Bitcoin : The Basics
In October 2008, a mysterious whitepaper touting a potentially revolutionary monetary concept made its way to a cryptography mailing list. In a tidy nine pages, Satoshi Nakamoto, a pseudonym for an individual or perhaps a group of individuals, introduced the world’s first decentralized peer-to-peer money system. The paper claimed that participants in this fully open system, available to anyone with an internet connection, would be able to exchange value globally at any time without the need for a trusted intermediary.
Several months later, in January 2009, the first version of Bitcoin software formally marked the creation of the Bitcoin network, referenced in this report with an uppercase “B.” The network was the first application of blockchain technology, a fully transparent, shared, and continually reconciled distributed ledger that records transactions and tracks assets. The network’s launch also marked the creation of bitcoin. Referenced in this report with a lowercase “b,” bitcoin is a digital currency that’s divisible, fungible, and easily transferable with a programmatically defined monetary policy that ensures its scarcity.

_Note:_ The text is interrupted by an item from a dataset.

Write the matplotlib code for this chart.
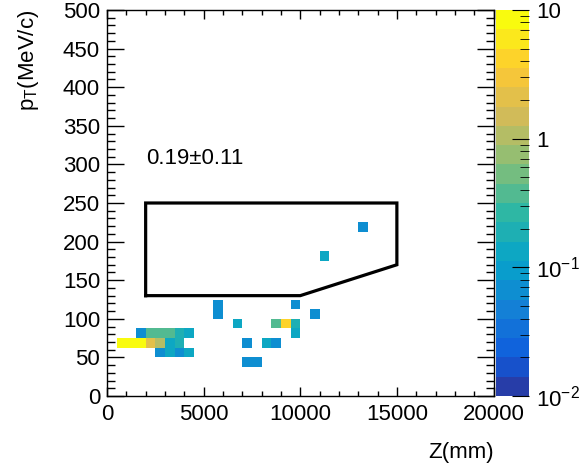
import numpy as np
import matplotlib
matplotlib.use('Agg')
import matplotlib.pyplot as plt
from matplotlib.colors import LinearSegmentedColormap, ListedColormap, LogNorm
from matplotlib.ticker import MultipleLocator, FixedLocator, FixedFormatter, LogLocator, NullFormatter

plt.rcParams['font.family'] = ['Liberation Sans', 'DejaVu Sans']
plt.rcParams['mathtext.default'] = 'regular'

# histogram contents (bin centres, weights)
z_mm = [750, 1250, 1750, 2250, 2750, 3250, 3750,
        1750, 2250, 2750, 3250, 3750, 4250,
        2750, 3250, 3750, 4250,
        5750, 5750, 6750, 7250, 7250, 7750, 8250, 8750,
        8750, 9250, 9750, 9750, 9750, 10750, 11250, 13250]
pt_mev = [68.75, 68.75, 68.75, 68.75, 68.75, 68.75, 68.75,
          81.25, 81.25, 81.25, 81.25, 81.25, 81.25,
          56.25, 56.25, 56.25, 56.25,
          106.25, 118.75, 93.75, 68.75, 43.75, 43.75, 68.75, 68.75,
          93.75, 93.75, 93.75, 81.25, 118.75, 106.25, 181.25, 218.75]
weight = [8.0, 8.0, 8.0, 2.1, 1.0, 0.13, 0.2,
          0.065, 0.38, 0.38, 0.38, 0.2, 0.13,
          0.065, 0.13, 0.065, 0.13,
          0.065, 0.065, 0.13, 0.065, 0.065, 0.065, 0.13, 0.065,
          0.38, 4.2, 0.2, 0.13, 0.065, 0.065, 0.13, 0.065]

# signal region
cut_z = [2000, 2000, 15000, 15000, 10000, 2000]
cut_pt = [130, 250, 250, 170, 130, 130]
label = '0.19\u00b10.11'

# ROOT kBird palette, 20 contour levels
stops = [0.0, 0.125, 0.25, 0.375, 0.5, 0.625, 0.75, 0.875, 1.0]
red = [0.2082, 0.0592, 0.0780, 0.0232, 0.1802, 0.5301, 0.8186, 0.9956, 0.9764]
green = [0.1664, 0.3599, 0.5041, 0.6419, 0.7178, 0.7492, 0.7328, 0.7862, 0.9832]
blue = [0.5293, 0.8684, 0.8385, 0.7914, 0.6425, 0.4662, 0.3499, 0.1968, 0.0539]
bird = LinearSegmentedColormap.from_list('bird', list(zip(stops, zip(red, green, blue))), N=255)
ndiv = 20
cols = [bird(int((i + 0.99) * 255 / ndiv) / 254) for i in range(ndiv)]
cmap = ListedColormap(cols)
norm = LogNorm(0.01, 10)

xedges = np.arange(0, 20001, 500)
yedges = np.arange(0, 500.1, 12.5)
h, _, _ = np.histogram2d(z_mm, pt_mev, bins=[xedges, yedges], weights=weight)
h = np.ma.masked_where(h <= 0, h)

fig = plt.figure(figsize=(5.79, 4.67), dpi=100)
ax = fig.add_axes([107/579, 1 - 396/467, 386.5/579, 386/467])
cax = fig.add_axes([496/579, 1 - 396/467, 33/579, 386/467])

mesh = ax.pcolormesh(xedges, yedges, h.T, cmap=cmap, norm=norm)
ax.plot(cut_z, cut_pt, color='black', lw=2.3, solid_joinstyle='miter')
ax.text(2000, 308, label, fontsize=16, va='center', ha='left')

ax.set_xlim(0, 20000)
ax.set_ylim(0, 500)
ax.xaxis.set_major_locator(MultipleLocator(5000))
ax.xaxis.set_minor_locator(MultipleLocator(1000))
ax.yaxis.set_major_locator(MultipleLocator(50))
ax.yaxis.set_minor_locator(MultipleLocator(10))
ax.tick_params(axis='both', which='both', direction='in', top=True, right=True, labelsize=16, width=1)
ax.tick_params(axis='x', which='major', length=6.5, pad=6)
ax.tick_params(axis='x', which='minor', length=3.3)
ax.tick_params(axis='y', which='major', length=12.5, pad=5)
ax.tick_params(axis='y', which='minor', length=6)
for s in ax.spines.values():
    s.set_linewidth(1)

ax.set_xlabel('Z(mm)', fontsize=16, loc='right', labelpad=12)
ax.set_ylabel(r'p$_{T}$(MeV/c)', fontsize=16, loc='top', labelpad=16)

cb = fig.colorbar(mesh, cax=cax)
cb.outline.set_visible(False)
cax.yaxis.set_major_locator(FixedLocator([0.01, 0.1, 1, 10]))
cax.yaxis.set_major_formatter(FixedFormatter([r'$10^{-2}$', r'$10^{-1}$', '1', '10']))
cax.yaxis.set_minor_locator(LogLocator(base=10, subs=np.arange(2, 10)))
cax.yaxis.set_minor_formatter(NullFormatter())
cax.tick_params(axis='y', which='both', direction='in', right=True, left=False, labelsize=16, pad=5)
cax.tick_params(axis='y', which='major', length=12)
cax.tick_params(axis='y', which='minor', length=6.5)

fig.savefig('out.png', dpi=100)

Bitcoin’s Maturation: From Niche to Mainstream
Bitcoin arrived at an opportune time. Its launch coincided with the peak of the Global Financial Crisis (GFC), when many individuals lost trust in the large banks that held their money and the governments that set monetary policy. Bitcoin represented a new form of “hard money” that could not be adjusted or controlled by any centralized entity. This feature, and bitcoin’s scarcity, resonated in the aftermath of the financial crisis as governments around the world implemented large quantitative easing programs that increased the supply of fiat currencies.